----- Stored rows
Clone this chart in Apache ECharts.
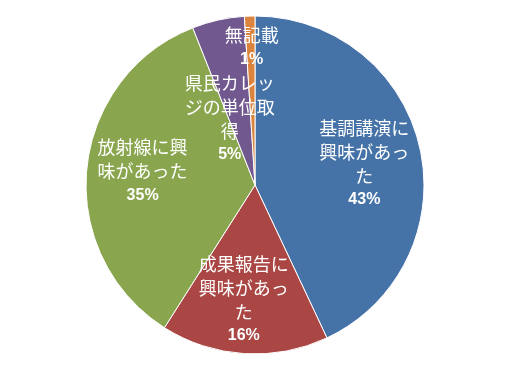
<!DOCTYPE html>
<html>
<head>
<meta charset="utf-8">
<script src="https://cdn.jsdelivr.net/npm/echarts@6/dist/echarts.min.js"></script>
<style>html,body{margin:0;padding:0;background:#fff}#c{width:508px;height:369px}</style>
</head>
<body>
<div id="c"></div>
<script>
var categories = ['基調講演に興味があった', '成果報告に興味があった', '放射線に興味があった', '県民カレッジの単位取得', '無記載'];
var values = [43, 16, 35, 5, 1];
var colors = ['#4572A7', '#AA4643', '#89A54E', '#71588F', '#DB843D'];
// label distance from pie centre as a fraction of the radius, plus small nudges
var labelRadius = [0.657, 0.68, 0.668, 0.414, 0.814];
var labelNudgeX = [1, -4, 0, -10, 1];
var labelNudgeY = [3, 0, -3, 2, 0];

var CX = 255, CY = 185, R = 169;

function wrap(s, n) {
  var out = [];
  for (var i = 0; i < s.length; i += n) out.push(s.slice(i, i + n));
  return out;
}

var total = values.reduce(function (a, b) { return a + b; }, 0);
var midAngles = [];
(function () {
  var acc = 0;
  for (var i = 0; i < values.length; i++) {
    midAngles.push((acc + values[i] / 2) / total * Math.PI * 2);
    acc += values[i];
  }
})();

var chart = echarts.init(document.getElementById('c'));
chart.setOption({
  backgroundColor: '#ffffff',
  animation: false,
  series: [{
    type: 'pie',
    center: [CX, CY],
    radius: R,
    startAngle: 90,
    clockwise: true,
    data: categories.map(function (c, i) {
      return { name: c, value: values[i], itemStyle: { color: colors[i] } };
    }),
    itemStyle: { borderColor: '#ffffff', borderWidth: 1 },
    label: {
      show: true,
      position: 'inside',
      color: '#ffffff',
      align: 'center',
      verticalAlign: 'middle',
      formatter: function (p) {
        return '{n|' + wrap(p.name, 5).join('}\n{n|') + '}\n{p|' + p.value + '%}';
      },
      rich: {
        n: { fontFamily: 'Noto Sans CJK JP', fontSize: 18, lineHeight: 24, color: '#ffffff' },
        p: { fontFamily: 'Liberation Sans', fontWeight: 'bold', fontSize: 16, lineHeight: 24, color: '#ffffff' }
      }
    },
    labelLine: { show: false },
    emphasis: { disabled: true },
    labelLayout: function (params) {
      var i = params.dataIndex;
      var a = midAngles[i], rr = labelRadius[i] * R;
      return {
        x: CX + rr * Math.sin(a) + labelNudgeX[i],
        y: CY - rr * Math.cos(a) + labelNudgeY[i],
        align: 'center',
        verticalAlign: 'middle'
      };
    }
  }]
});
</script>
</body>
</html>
----------
----- Stored rows
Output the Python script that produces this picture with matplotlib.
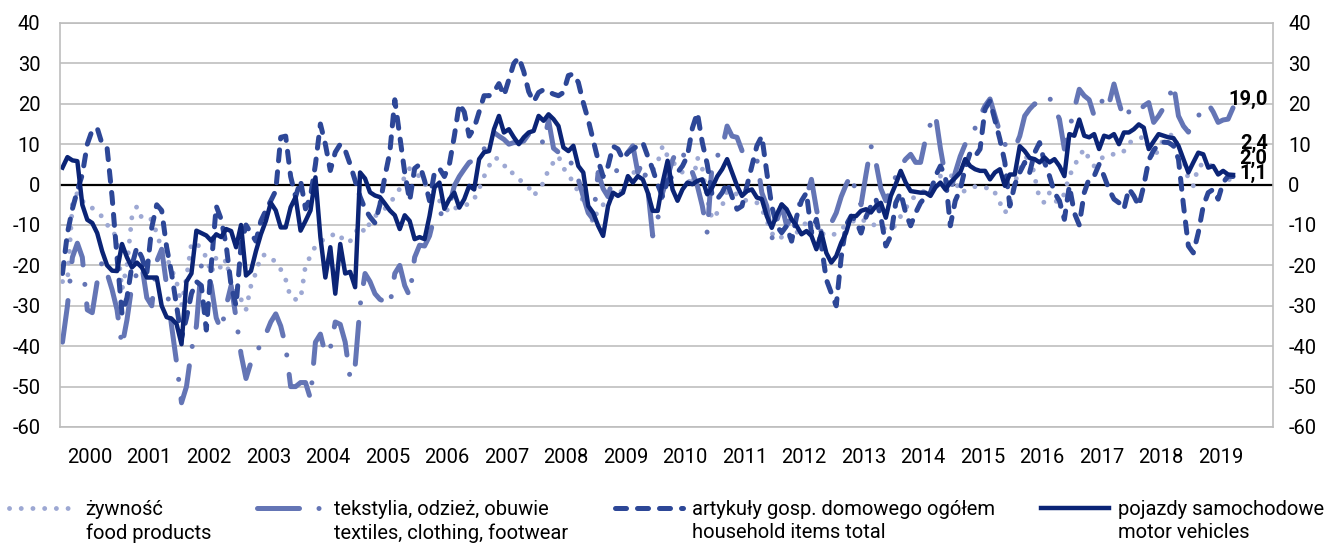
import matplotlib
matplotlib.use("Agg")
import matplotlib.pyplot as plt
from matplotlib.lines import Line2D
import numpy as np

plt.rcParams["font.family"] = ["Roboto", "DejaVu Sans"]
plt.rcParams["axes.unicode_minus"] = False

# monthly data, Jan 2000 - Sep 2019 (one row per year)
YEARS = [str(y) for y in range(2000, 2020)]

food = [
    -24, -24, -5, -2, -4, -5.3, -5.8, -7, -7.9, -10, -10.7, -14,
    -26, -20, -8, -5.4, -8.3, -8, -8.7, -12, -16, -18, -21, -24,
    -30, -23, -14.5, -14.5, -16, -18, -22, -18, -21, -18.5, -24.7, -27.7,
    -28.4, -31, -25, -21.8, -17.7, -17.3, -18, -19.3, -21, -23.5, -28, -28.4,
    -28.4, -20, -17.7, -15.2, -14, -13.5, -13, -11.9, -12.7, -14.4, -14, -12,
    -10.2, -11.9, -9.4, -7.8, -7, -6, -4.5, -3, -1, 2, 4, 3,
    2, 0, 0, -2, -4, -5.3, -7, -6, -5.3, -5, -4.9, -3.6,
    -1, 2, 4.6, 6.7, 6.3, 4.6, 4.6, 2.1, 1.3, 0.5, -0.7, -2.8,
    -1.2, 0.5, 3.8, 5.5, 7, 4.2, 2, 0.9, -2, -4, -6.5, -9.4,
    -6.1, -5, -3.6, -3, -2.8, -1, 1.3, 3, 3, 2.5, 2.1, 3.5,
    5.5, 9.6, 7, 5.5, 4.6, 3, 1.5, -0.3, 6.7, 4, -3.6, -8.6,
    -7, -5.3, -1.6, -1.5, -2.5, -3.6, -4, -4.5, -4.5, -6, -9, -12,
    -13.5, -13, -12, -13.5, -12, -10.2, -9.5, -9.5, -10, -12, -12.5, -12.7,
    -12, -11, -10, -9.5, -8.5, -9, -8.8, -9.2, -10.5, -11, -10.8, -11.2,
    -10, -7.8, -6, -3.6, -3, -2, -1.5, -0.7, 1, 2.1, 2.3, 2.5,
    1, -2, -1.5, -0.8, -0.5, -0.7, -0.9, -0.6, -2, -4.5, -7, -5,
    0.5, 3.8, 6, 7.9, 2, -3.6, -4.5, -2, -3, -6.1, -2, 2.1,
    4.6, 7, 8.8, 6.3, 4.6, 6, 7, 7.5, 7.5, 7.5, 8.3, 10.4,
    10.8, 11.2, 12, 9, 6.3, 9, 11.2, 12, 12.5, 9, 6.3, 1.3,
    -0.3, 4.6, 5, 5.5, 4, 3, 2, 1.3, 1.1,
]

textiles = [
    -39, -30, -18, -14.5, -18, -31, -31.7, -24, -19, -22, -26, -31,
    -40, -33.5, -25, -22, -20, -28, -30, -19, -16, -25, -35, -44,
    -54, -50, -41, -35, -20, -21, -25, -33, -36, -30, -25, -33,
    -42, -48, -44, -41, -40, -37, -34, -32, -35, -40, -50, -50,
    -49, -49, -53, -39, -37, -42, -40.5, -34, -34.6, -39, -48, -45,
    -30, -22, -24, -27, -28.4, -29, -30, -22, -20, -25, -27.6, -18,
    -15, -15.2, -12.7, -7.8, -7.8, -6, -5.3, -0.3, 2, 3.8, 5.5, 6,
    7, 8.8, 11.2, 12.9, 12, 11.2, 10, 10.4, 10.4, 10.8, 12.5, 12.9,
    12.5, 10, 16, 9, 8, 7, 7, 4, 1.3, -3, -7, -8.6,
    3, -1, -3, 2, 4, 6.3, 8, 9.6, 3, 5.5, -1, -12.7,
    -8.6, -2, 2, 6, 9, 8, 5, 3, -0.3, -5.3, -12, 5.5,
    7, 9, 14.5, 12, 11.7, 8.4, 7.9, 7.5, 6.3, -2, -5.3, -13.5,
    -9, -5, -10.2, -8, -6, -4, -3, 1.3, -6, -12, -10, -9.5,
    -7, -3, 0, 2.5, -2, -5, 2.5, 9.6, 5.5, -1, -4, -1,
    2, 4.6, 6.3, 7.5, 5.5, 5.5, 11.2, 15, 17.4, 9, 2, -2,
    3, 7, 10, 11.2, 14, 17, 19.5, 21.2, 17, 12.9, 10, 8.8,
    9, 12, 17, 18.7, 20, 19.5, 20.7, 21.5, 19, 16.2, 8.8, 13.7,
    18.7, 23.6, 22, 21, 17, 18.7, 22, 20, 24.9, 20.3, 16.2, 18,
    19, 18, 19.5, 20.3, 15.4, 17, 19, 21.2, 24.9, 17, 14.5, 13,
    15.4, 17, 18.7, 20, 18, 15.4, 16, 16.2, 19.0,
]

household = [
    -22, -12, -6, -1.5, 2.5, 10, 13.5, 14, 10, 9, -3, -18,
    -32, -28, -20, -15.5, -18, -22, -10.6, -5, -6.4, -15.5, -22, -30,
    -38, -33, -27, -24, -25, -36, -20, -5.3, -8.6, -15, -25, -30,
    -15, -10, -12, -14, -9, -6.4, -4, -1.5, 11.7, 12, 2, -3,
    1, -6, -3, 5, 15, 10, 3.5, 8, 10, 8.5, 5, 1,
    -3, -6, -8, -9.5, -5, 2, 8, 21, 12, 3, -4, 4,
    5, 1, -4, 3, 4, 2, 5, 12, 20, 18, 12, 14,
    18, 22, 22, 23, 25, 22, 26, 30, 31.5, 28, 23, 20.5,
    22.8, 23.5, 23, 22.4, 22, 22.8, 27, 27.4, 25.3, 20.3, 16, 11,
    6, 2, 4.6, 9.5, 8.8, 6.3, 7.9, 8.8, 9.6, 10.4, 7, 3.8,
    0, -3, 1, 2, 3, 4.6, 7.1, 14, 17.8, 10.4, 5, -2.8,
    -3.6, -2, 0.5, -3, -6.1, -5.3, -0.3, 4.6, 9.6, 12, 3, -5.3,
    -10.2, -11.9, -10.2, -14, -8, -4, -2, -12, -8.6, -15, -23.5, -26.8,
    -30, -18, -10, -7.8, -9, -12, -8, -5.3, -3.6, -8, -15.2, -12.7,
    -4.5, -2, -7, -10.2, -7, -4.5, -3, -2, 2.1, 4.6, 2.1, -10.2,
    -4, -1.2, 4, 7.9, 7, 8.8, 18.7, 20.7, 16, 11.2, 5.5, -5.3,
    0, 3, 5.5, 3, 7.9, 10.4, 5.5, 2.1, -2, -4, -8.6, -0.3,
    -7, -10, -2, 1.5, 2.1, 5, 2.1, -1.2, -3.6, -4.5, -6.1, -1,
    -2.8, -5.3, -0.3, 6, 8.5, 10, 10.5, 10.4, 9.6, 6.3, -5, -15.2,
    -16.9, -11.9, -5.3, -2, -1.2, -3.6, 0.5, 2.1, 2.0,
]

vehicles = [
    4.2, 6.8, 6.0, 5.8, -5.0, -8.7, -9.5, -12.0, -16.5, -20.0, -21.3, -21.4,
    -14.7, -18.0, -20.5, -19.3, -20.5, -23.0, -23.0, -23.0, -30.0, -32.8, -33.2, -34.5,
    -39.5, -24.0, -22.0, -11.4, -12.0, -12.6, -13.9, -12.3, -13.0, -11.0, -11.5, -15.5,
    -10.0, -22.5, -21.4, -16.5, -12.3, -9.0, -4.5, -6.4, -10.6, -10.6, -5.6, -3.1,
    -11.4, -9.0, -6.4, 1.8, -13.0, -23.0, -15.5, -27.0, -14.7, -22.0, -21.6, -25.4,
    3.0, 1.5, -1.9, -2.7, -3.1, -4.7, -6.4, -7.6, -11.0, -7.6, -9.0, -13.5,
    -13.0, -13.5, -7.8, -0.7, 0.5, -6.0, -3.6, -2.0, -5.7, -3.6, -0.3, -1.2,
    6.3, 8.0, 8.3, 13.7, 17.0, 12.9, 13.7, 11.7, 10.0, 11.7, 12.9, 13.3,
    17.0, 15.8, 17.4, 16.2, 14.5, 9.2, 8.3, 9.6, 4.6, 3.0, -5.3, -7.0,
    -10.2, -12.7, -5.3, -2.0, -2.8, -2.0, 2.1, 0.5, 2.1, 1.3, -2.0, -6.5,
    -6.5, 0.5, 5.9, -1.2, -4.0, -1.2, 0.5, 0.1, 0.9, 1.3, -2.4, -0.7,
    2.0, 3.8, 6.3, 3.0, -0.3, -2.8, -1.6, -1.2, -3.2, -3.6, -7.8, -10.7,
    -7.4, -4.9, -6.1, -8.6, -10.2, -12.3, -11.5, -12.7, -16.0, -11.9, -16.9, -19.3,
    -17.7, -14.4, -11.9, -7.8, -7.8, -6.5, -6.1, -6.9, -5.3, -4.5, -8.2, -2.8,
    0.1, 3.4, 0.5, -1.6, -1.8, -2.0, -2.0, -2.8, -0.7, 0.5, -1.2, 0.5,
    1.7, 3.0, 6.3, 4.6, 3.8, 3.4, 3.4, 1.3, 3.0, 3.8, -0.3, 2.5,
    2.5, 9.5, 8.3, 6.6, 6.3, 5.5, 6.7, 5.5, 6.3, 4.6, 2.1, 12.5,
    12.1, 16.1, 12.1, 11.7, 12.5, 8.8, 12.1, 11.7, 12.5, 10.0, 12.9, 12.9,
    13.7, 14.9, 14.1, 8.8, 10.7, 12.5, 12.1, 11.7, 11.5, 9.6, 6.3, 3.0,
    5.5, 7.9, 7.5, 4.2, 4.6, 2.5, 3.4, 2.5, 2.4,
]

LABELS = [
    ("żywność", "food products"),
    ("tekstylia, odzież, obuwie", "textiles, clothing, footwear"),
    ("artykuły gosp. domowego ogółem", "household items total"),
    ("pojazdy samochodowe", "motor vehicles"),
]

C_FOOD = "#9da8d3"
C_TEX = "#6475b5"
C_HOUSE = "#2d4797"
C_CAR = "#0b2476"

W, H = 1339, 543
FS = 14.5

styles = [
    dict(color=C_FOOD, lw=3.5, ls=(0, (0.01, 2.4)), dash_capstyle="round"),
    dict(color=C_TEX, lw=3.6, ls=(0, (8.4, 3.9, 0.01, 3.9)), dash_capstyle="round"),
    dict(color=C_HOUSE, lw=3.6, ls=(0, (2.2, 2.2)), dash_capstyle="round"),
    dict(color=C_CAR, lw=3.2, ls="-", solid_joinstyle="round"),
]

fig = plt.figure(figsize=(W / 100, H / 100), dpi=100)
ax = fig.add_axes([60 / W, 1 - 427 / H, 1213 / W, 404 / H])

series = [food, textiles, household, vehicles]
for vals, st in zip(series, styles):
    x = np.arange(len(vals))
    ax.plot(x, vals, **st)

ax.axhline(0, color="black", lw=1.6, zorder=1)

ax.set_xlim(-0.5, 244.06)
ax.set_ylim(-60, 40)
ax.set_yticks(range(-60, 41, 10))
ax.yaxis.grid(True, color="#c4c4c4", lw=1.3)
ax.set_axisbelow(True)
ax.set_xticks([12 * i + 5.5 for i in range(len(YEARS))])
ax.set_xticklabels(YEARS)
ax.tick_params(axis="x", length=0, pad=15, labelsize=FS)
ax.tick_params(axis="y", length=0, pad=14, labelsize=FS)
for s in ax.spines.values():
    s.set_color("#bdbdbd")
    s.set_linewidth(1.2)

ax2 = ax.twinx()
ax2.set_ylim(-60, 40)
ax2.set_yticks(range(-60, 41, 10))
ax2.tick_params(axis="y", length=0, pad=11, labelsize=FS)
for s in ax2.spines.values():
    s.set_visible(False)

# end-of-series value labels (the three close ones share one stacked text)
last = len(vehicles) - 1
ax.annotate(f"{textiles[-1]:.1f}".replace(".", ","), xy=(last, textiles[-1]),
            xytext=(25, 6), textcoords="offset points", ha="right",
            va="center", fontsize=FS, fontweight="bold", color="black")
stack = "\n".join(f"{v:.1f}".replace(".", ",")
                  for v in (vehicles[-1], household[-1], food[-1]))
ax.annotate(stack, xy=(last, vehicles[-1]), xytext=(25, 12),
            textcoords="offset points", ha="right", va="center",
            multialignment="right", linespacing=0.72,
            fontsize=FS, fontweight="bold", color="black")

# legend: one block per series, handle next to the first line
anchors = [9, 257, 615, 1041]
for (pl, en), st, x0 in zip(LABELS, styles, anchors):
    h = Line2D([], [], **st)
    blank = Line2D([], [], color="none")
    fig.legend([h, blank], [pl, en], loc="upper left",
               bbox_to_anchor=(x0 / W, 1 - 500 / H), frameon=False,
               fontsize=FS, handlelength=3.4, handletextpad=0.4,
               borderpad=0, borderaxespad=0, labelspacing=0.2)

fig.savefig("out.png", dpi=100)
----------
__Task instructions__.
Exactly the lines from the one with "Output the Python" through the one with "YEARS = [str(y) for y in range(2000, 2020)]" are to be reproduced, and no pictures with them.

__Response to this exercise__.
Output the Python script that produces this picture with matplotlib.
import matplotlib
matplotlib.use("Agg")
import matplotlib.pyplot as plt
from matplotlib.lines import Line2D
import numpy as np

plt.rcParams["font.family"] = ["Roboto", "DejaVu Sans"]
plt.rcParams["axes.unicode_minus"] = False

# monthly data, Jan 2000 - Sep 2019 (one row per year)
YEARS = [str(y) for y in range(2000, 2020)]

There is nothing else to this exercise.